Исходная точка Николая Ростова — любовь к отечеству, чистейший религиозный восторг этой любви — восторг народного единения. Но Наполеон давал или хотел дать людям нечто неизмеримо большее: он хотел утолить «последнее мучение людей», дать им восторг уже не народного, а всемирного единения. Вытекающей отсюда силы религиозного чувства современные люди, кажется, и представить себе не могут. Тут уж, действительно, — «одна из двух величайших идей, какие когда-либо существовали на земле». И уж, конечно, в случае упадка, вырождения этой идеи, предстояло бы нечто более страшное, чем «аракчеевщина», нечто, пожалуй, и в самом деле похожее на «царство Зверя». Должно ли удивляться тому, что носитель такой идеи не только своим Николаям Ростовым, солдатам, которые жертвовали за него жизнью, и на жизнь которых он «плевал» — хуже, чем плевал, — но и столь беспощадно-скептическим, неисцелимо-насмешливым людям, как Байрон, Лермонтов, Ницше, — иногда казался «не человеком», а «солнцем», последним воплощением бога Солнца, «дельфийского демона»? «Я создавал религию». Л. Толстой в «Войне и мире» и бороться не начинал с этою религией. Перед нею, судя по беззащитности его сознания перед религией даже только народного Кесаря, он окончательно безоружен.
Таковы два пути: один внешний — от человечества к герою: «В огонь и в воду, на преступление и на геройство — только бы умереть, умереть за него»; другой внутренний — от героя к человечеству: «Я не виноват, что этого хочу, одного этого, — я тотчас же отдам их всех за минуту славы, торжества над людьми», — таковы два пути, которые открывались Л. Толстому, и, следуя по которым до конца, если не как мыслитель, то как художник, неминуемо пришел бы он к пониманию трагического величия в образе Наполеона.
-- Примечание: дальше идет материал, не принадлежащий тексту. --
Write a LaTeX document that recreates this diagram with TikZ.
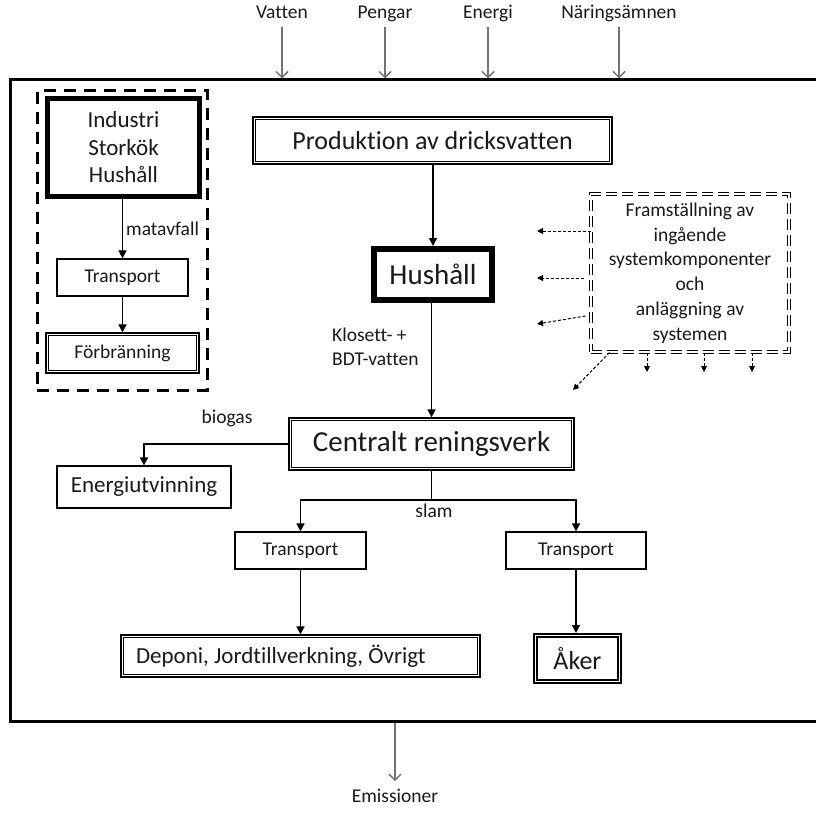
\documentclass[tikz,border=0pt]{standalone}
\usepackage{fontspec}
\setmainfont[Ligatures=CommonOff]{Carlito}
\usetikzlibrary{arrows.meta,calc}
% inner frame of a double-bordered box: node name, inset, line width
\newcommand\innerframe[3]{\draw[line width=#3] ([shift={(#2,#2)}]#1.north west) rectangle ([shift={(-#2,-#2)}]#1.south east);}
\begin{document}
\frenchspacing
\begin{tikzpicture}[x=1pt,y=-1pt,
  txt/.style={font=\fontsize{#1}{#1}\selectfont, text=black!90},
  lbl/.style={txt=#1, text height=0.7em, text depth=0.22em, inner sep=0pt},
  box/.style={draw, line width=1.2pt, inner sep=0pt, align=center},
  arr/.style={-{Triangle[length=8pt,width=8pt]}, line width=1.5pt},
  garr/.style={-{Straight Barb[length=6pt,width=12pt]}, line width=1.5pt, draw=black!55},
  darr/.style={-{Triangle[length=6pt,width=6pt]}, line width=1pt, dash pattern=on 3pt off 2pt},
]
\useasboundingbox (0,0) rectangle (816,813);

% system boundary
\node[draw, line width=3pt, minimum width=820pt, minimum height=641pt, inner sep=0pt] (outer) at (420,400.5) {};

% inputs and outputs
\node[lbl=19.5] (vatten) at (282,16) {Vatten};
\node[lbl=19.5] (pengar) at (385,16) {Pengar};
\node[lbl=19.5] (energi) at (488,16) {Energi};
\node[lbl=19.5] (naring) at (619,16) {Näringsämnen};
\foreach \n in {vatten,pengar,energi,naring}
  \draw[garr] ([yshift=-6pt]\n.south) -- (\n.south |- outer.north);
\node[lbl=19.5] (emis) at (395,800) {Emissioner};
\draw[garr] (outer.south -| emis) -- ([yshift=14pt]emis.north);

% food waste chain
\node[draw, line width=3pt, dash pattern=on 12pt off 8pt, minimum width=170pt, minimum height=299pt] (leftgrp) at (122,240.5) {};
\node[box, line width=3.5pt, minimum width=153pt, minimum height=99pt, text=black!90, font=\fontsize{23}{27.5}\selectfont] (ind) at (123.5,147.5) {Industri\\Storkök\\Hushåll};
\innerframe{ind}{4}{1.2pt}
\node[box, minimum width=131pt, minimum height=37pt, txt=19.5] (tr1) at (122.5,277.5) {Transport};
\node[box, minimum width=153pt, minimum height=40pt, txt=19.5] (forb) at (122.5,353) {Förbränning};
\innerframe{forb}{3.2}{1.2pt}
\draw[arr] (ind.south -| tr1) -- (tr1.north);
\draw[arr] (tr1.south) -- (forb.north -| tr1);
\node[lbl=19.5, anchor=west] (matavf) at (126,233) {matavfall};

% water and wastewater chain
\node[box, minimum width=359pt, minimum height=47pt, txt=26] (prod) at (432.5,140.5) {Produktion av dricksvatten};
\innerframe{prod}{3.2}{1.2pt}
\node[box, line width=4pt, minimum width=120pt, minimum height=53pt, txt=29] (hush) at (433,274.5) {Hushåll};
\innerframe{hush}{5}{1.2pt}
\node[box, minimum width=285pt, minimum height=52pt, txt=29] (cent) at (431.5,444) {Centralt reningsverk};
\innerframe{cent}{3.2}{1.2pt}
\draw[arr] (prod.south -| hush) -- (hush.north);
\draw[arr] (hush.south -| cent) -- (cent.north);
\node[anchor=west, align=left, inner sep=0pt, text=black!90, font=\fontsize{19.5}{24}\selectfont] (klos) at (332,347) {Klosett- +\\BDT-vatten};

% biogas
\node[box, minimum width=174pt, minimum height=42pt, txt=23] (energ) at (144,487) {Energiutvinning};
\draw[arr] (cent.west) -| (energ.north);
\node[lbl=19.5] (biogas) at (227,421) {biogas};

% sludge
\coordinate (split) at (431.5,500);
\node[box, minimum width=131pt, minimum height=37pt, txt=19.5] (tr2) at (300.5,550.5) {Transport};
\node[box, minimum width=140pt, minimum height=37pt, txt=19.5] (tr3) at (576,550.5) {Transport};
\draw[line width=1.5pt] (cent.south) -- (split);
\draw[arr] (split) -| (tr2.north);
\draw[arr] (split) -| (tr3.north);
\node[lbl=19.5] (slam) at (434,515) {slam};
\node[box, minimum width=359pt, minimum height=42pt, txt=23] (dep) at (300.5,656) {\makebox[329pt][l]{Deponi, Jordtillverkning, Övrigt}};
\innerframe{dep}{3.2}{1.2pt}
\node[box, line width=2pt, minimum width=87pt, minimum height=49pt, txt=26] (aker) at (577.5,658.5) {Åker};
\innerframe{aker}{4}{1.2pt}
\draw[arr] (tr2.south) -- (dep.north -| tr2);
\draw[arr] (tr3.south) -- (aker.north -| tr3);

% manufacturing and construction of the system
\node[draw, double=white, double distance=2pt, line width=1pt, dash pattern=on 11pt off 5pt,
  minimum width=198pt, minimum height=158pt, inner sep=0pt, align=center,
  font=\fontsize{19.5}{24.8}\selectfont, text=black!90] (fram) at (690,273)
  {Framställning av\\ingående\\systemkomponenter\\och\\anläggning av\\systemen};
\coordinate (fl1) at (537,231);
\coordinate (fl2) at (537,278);
\coordinate (fl3) at (537,324);
\coordinate (fd0) at (573,390);
\coordinate (fd1) at (647,372);
\coordinate (fd2) at (704,372);
\coordinate (fd3) at (752,372);
\draw[darr] (fram.west |- fl1) -- (fl1);
\draw[darr] ([xshift=-7pt]fram.west |- fl2) -- (fl2);
\draw[darr] ([xshift=-5pt]fram.west |- 0,316) -- (fl3);
\draw[darr] ([xshift=19pt]fram.south west) -- (fd0);
\foreach \c in {fd1,fd2,fd3}
  \draw[darr] (fram.south -| \c) -- (\c);
\end{tikzpicture}
\end{document}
Почему же не пошел Л. Толстой ни по одному из этих путей? Потому ли, что не мог, или потому, что не хотел? Кажется, последнее вернее; кажется, он знал, что делает, знал, или, по крайней мере, предчувствовал, на кого подымает руку, на какой венец: «Dio mi la dona, guai a qui la tocca». Что же заставило его нарисовать эту карикатуру, не смешную и даже не злую, а только позорную — надо же, наконец, когда-нибудь прямо сказать — позорную уж, конечно, не для Наполеона?
По отношению Л. Толстого к самому Наполеону судить об этом трудно, так как, несмотря на всю свою внешнюю грубость, отношение это все-таки слишком неоткровенное; слишком избегает судья взора подсудимого, не смотрит ему в глаза, не становится ни разу к противнику —
Побеждает и уничтожает не живого Наполеона, а только живое тело, мертвую душу, мертвую куклу — покорно пляшущую на ниточках, условно комическую марионетку, Петрушку того театра, в котором во все вмешивается и всем управляет Бог случая, «Бог из машины» — «Невидимая Рука».
О действительных причинах несправедливости Л. Толстого к Наполеону всего легче судить по отношению художника к другим действующим лицам романа, истинным героям, которые противопоставляются герою мнимому, «антигерою» Наполеону, в особенности по отношению к двум из них — к Платону Каратаеву и Кутузову.